The submission is already stopped and the timed-out job is erred out,
so banning is not needed for correctness. GT reset handles the actual
hardware recovery. Skip banning for kernel queues so they remain
available after reset.
Is wedging/reload not the more correct thing here? Kernel job is usually
performing critical and potentially security sensitive work, like memory
clearing, migrations, binding etc. If something goes wrong in one of
those jobs, how should we go about recovering from that? Is driver
reload/wedge not the more appropriate thing here, or least would need a
more elaborate recovery?
For example, memclear get nuked, what stops the user from accessing
uncleared memory later? Or a migration/copy/save/restore/ job gets
nuked, from correctness pov how do we recover from that?

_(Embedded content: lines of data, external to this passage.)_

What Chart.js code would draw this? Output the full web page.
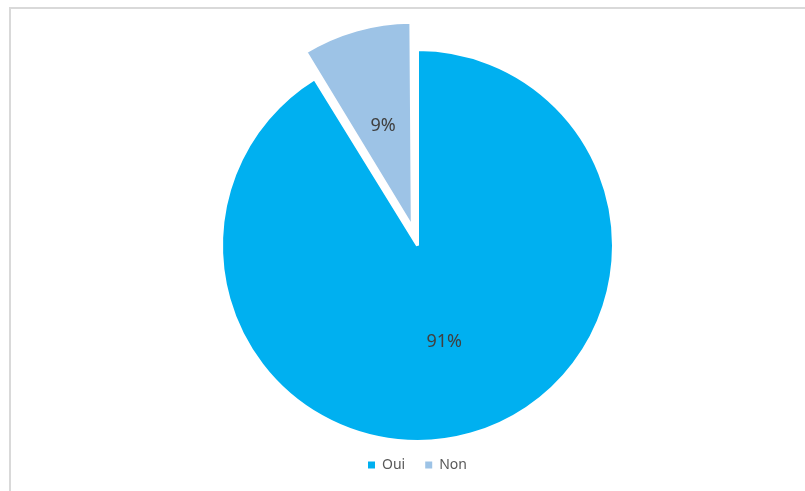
<!DOCTYPE html>
<html>
<head>
<meta charset="utf-8">
<script src="https://cdn.jsdelivr.net/npm/chart.js@4/dist/chart.umd.min.js"></script>
<style>
  html, body { margin: 0; padding: 0; background: #fff; }
  #wrap { width: 805px; height: 491px; }
</style>
</head>
<body>
<div id="wrap"><canvas id="pieChart" width="805" height="491"></canvas></div>
<script>
const labels = ['Oui', 'Non'];
const values = [91.2, 8.8];
const colors = ['#00B0F0', '#9DC3E6'];
const offsets = [0, 76];

// cadre gris en haut et à gauche
const framePlugin = {
  id: 'frame',
  beforeDraw(chart) {
    const ctx = chart.ctx;
    ctx.save();
    ctx.fillStyle = '#D9D9D9';
    ctx.fillRect(9, 7, chart.width - 9, 2);
    ctx.fillRect(9, 7, 2, chart.height - 7);
    ctx.restore();
  }
};

// étiquettes en pourcentage
const percentLabels = {
  id: 'percentLabels',
  afterDatasetsDraw(chart) {
    const ctx = chart.ctx;
    const meta = chart.getDatasetMeta(0);
    const total = values.reduce((a, b) => a + b, 0);
    ctx.save();
    ctx.font = '18px "Noto Sans"';
    ctx.fillStyle = '#404040';
    ctx.textAlign = 'center';
    ctx.textBaseline = 'middle';
    meta.data.forEach((arc, i) => {
      const p = arc.getProps(['x', 'y', 'startAngle', 'endAngle', 'outerRadius', 'circumference'], true);
      const mid = (p.startAngle + p.endAngle) / 2;
      // même décalage que celui appliqué par Chart.js au dessin de l'arc
      const fix = 1 - Math.sin(Math.min(Math.PI, p.circumference));
      const shift = offsets[i] / 4 * (1 + fix);
      const dist = p.outerRadius * 0.5 + shift;
      const x = p.x + Math.cos(mid) * dist;
      const y = p.y + Math.sin(mid) * dist + 2;
      ctx.fillText(Math.round(values[i] / total * 100) + '%', x, y);
    });
    ctx.restore();
  }
};

const ctx = document.getElementById('pieChart').getContext('2d');
new Chart(ctx, {
  type: 'pie',
  data: {
    labels,
    datasets: [{
      data: values,
      backgroundColor: colors,
      borderColor: '#fff',
      borderWidth: 3,
      offset: offsets,
      radius: 196
    }]
  },
  options: {
    responsive: false,
    animation: false,
    layout: { padding: { left: 30, right: 0, top: 53, bottom: 9 } },
    plugins: {
      tooltip: { enabled: false },
      legend: {
        position: 'bottom',
        labels: {
          boxWidth: 7,
          boxHeight: 7,
          padding: 20,
          color: '#595959',
          font: { family: 'Noto Sans', size: 14 },
          generateLabels(chart) {
            const items = Chart.overrides.pie.plugins.legend.labels.generateLabels(chart);
            items.forEach(it => { it.lineWidth = 0; });
            return items;
          }
        }
      }
    }
  },
  plugins: [framePlugin, percentLabels]
});
</script>
</body>
</html>
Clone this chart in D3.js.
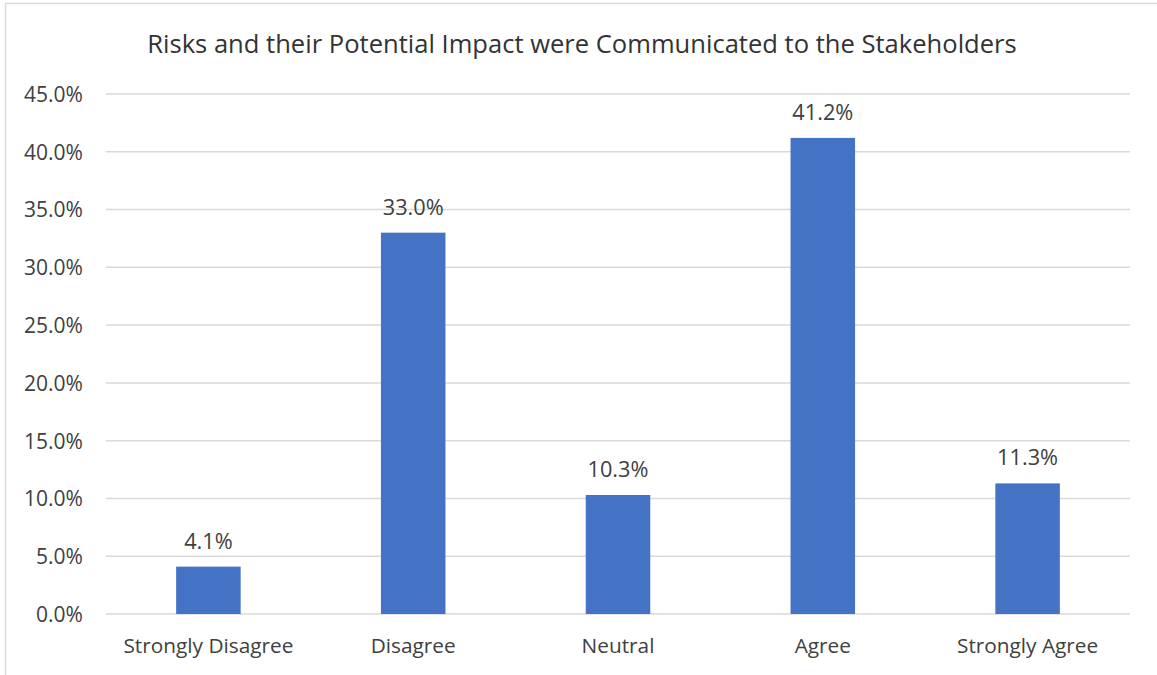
<!DOCTYPE html>
<html>
<head>
<meta charset="utf-8">
<script src="https://cdn.jsdelivr.net/npm/d3@7"></script>
<style>
  html, body { margin: 0; padding: 0; background: #fff; }
  svg { display: block; }
  text { font-family: "Open Sans", sans-serif; }
</style>
</head>
<body>
<svg id="chart" width="1157" height="675"></svg>
<script>
const title = "Risks and their Potential Impact were Communicated to the Stakeholders";
const categories = ["Strongly Disagree", "Disagree", "Neutral", "Agree", "Strongly Agree"];
const values = [4.1, 33.0, 10.3, 41.2, 11.3];
const yTicks = [0, 5, 10, 15, 20, 25, 30, 35, 40, 45];

const W = 1157, H = 675;
const margin = { left: 106, right: 27, top: 94, bottom: 61 };
const svg = d3.select("#chart");

// chart border (partially cropped in the reference)
svg.append("rect")
  .attr("x", 5.5).attr("y", 3.5)
  .attr("width", W + 20).attr("height", H + 20)
  .attr("fill", "none").attr("stroke", "#d9d9d9").attr("stroke-width", 1.5);

const x = d3.scaleBand().domain(categories)
  .range([margin.left, W - margin.right])
  .paddingInner(0.685).paddingOuter(0.3425);
const y = d3.scaleLinear().domain([0, 45]).range([H - margin.bottom, margin.top]);

// fit helper: scale font size so text width matches target
function fit(sel, text, targetW, base) {
  const t = svg.append("text").attr("font-size", base).text(text);
  const w = t.node().getComputedTextLength();
  t.remove();
  return base * targetW / w;
}
const titleSize = fit(svg, title, 870, 20);
const tickSize = fit(svg, "45.0%", 59, 20);
const catSize = fit(svg, "Strongly Disagree", 170, 20);
const valSize = fit(svg, "33.0%", 61, 20);

// gridlines
svg.append("g").selectAll("line").data(yTicks).join("line")
  .attr("x1", margin.left).attr("x2", W - margin.right)
  .attr("y1", d => y(d)).attr("y2", d => y(d))
  .attr("stroke", "#d9d9d9").attr("stroke-width", 1.5);

// y axis labels
const yAxis = d3.axisLeft(y).tickValues(yTicks).tickSize(0).tickPadding(23)
  .tickFormat(d => d.toFixed(1) + "%");
const gy = svg.append("g").attr("transform", `translate(${margin.left},0)`).call(yAxis);
gy.select(".domain").remove();
gy.selectAll("text").attr("font-size", tickSize).attr("fill", "#404040")
  .attr("font-family", "Open Sans, sans-serif").attr("dy", "0.35em");

// x axis labels
const xAxis = d3.axisBottom(x).tickSize(0).tickPadding(0);
const gx = svg.append("g").attr("transform", `translate(0,${y(0)})`).call(xAxis);
gx.select(".domain").remove();
gx.selectAll("text").attr("font-size", catSize).attr("fill", "#404040")
  .attr("font-family", "Open Sans, sans-serif").attr("dy", null).attr("y", 39);

// bars
svg.append("g").selectAll("rect").data(values).join("rect")
  .attr("x", (d, i) => x(categories[i]))
  .attr("width", x.bandwidth())
  .attr("y", d => y(d))
  .attr("height", d => y(0) - y(d))
  .attr("fill", "#4472c4");

// value labels
svg.append("g").selectAll("text").data(values).join("text")
  .attr("x", (d, i) => x(categories[i]) + x.bandwidth() / 2)
  .attr("y", d => y(d) - 18)
  .attr("text-anchor", "middle")
  .attr("font-size", valSize).attr("fill", "#404040")
  .text(d => d.toFixed(1) + "%");

// title
svg.append("text")
  .attr("x", 582).attr("y", 53)
  .attr("text-anchor", "middle")
  .attr("font-size", titleSize).attr("fill", "#333333")
  .text(title);
</script>
</body>
</html>
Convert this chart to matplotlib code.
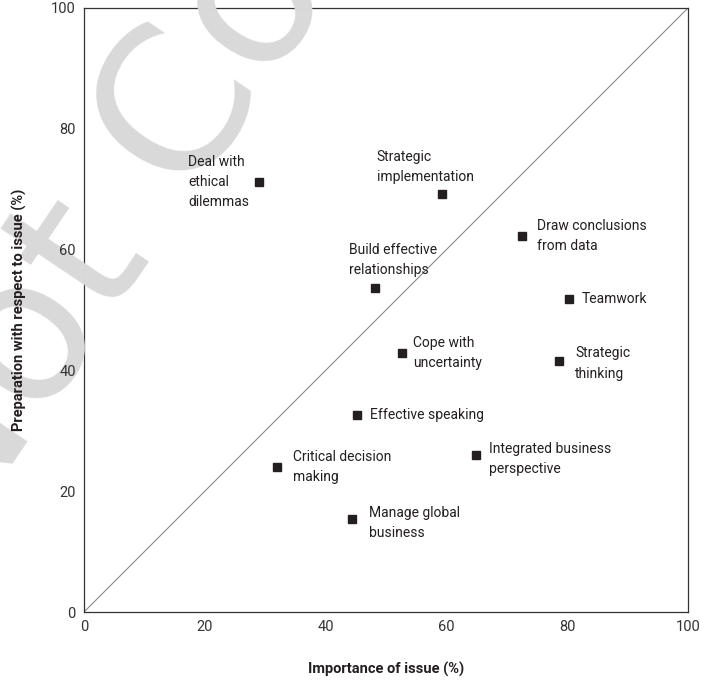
import matplotlib
matplotlib.use("Agg")
from matplotlib import pyplot as plt

# issues: importance (x) vs preparation (y), in %
issues = ["Deal with\nethical\ndilemmas", "Strategic\nimplementation",
          "Draw conclusions\nfrom data", "Build effective\nrelationships",
          "Teamwork", "Cope with\nuncertainty", "Strategic\nthinking",
          "Effective speaking", "Critical decision\nmaking",
          "Integrated business\nperspective", "Manage global\nbusiness"]
importance = [29.0, 59.3, 72.5, 48.2, 80.3, 52.6, 78.6, 45.2, 32.0, 64.9, 44.4]
preparation = [71.2, 69.2, 62.3, 53.6, 51.8, 42.9, 41.6, 32.6, 24.0, 26.0, 15.4]

# label offsets in points and alignment per label
offsets = [(-7, 0), (-47, 7), (11, 0), (-19, 8), (9, 0), (8, 0),
           (12, -2), (9, 0), (11, 0), (9, -3), (12, -3)]
aligns = [("right", "center"), ("left", "bottom"), ("left", "center"),
          ("left", "bottom"), ("left", "center"), ("left", "center"),
          ("left", "center"), ("left", "center"), ("left", "center"),
          ("left", "center"), ("left", "center")]

plt.rcParams["font.family"] = ["Roboto", "DejaVu Sans"]

dark = "#231f20"
fig = plt.figure(figsize=(7.01, 6.82), dpi=100)
ax = fig.add_axes([0.1198, 0.1026, 0.8617, 0.8857])

ax.plot([0, 100], [0, 100], color="#8a8a8a", lw=0.8, zorder=1)
ax.plot(importance, preparation, "s", color=dark, ms=5.8, zorder=3)

for name, x, y, off, al in zip(issues, importance, preparation, offsets, aligns):
    ax.annotate(name, (x, y), xytext=off, textcoords="offset points",
                ha=al[0], va=al[1], multialignment="left",
                fontsize=10, color=dark, linespacing=1.55, zorder=4)

ax.set_xlim(0, 100)
ax.set_ylim(0, 100)
ax.set_xticks(range(0, 101, 20))
ax.set_yticks(range(0, 101, 20))
ax.tick_params(length=0, labelsize=10.5, labelcolor="#333333", pad=6)
for s in ax.spines.values():
    s.set_color("#333333")
    s.set_linewidth(0.9)

ax.set_xlabel("Importance of issue (%)", fontsize=10.5, fontweight="bold",
              color=dark)
ax.set_ylabel("Preparation with respect to issue (%)", fontsize=10.5,
              fontweight="bold", color=dark)
ax.xaxis.set_label_coords(0.5, -0.083)
ax.yaxis.set_label_coords(-0.094, 0.5)
ax.xaxis.set_zorder(3)
ax.yaxis.set_zorder(3)

# watermark across the upper left
ax.text(-0.064, 0.194, "Not Copy", transform=fig.transFigure, clip_on=False,
        fontsize=145, color="#d9d9d9", rotation=56, rotation_mode="anchor",
        ha="left", va="baseline", family="DejaVu Sans", zorder=2.6)

fig.savefig("out.png", dpi=100)
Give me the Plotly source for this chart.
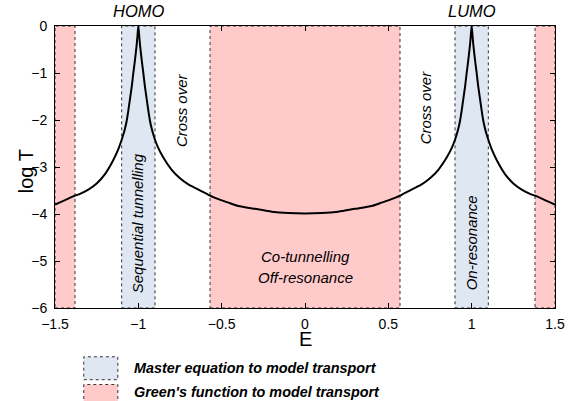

Fixes: bb63e7257e63 ("drm/xe: Avoid toggling schedule state to check LRC timestamp
in TDR")
Cc: Matthew Brost <[email protected]>
Cc: Thomas Hellström <[email protected]>
Cc: Rodrigo Vivi <[email protected]>
Assisted-by: Claude:claude-opus-4.6
Suggested-by: Himal Prasad Ghimiray <[email protected]>
Signed-off-by: Sanjay Yadav <[email protected]>
---
drivers/gpu/drm/xe/xe_guc_submit.c | 3 ++-
1 file changed, 2 insertions(+), 1 deletion(-)
diff --git a/drivers/gpu/drm/xe/xe_guc_submit.c
b/drivers/gpu/drm/xe/xe_guc_submit.c
index ab501513d806..e6ad57cbbf0e 100644
--- a/drivers/gpu/drm/xe/xe_guc_submit.c
+++ b/drivers/gpu/drm/xe/xe_guc_submit.c
@@ -1543,7 +1543,8 @@ guc_exec_queue_timedout_job(struct drm_sched_job *drm_job)
if (!exec_queue_killed(q))
wedged = guc_submit_hint_wedged(exec_queue_to_guc(q));
- set_exec_queue_banned(q);
+ if (!(q->flags & EXEC_QUEUE_FLAG_KERNEL))
+ set_exec_queue_banned(q);
/* Kick job / queue off hardware */
if (!wedged && (exec_queue_enabled(primary) ||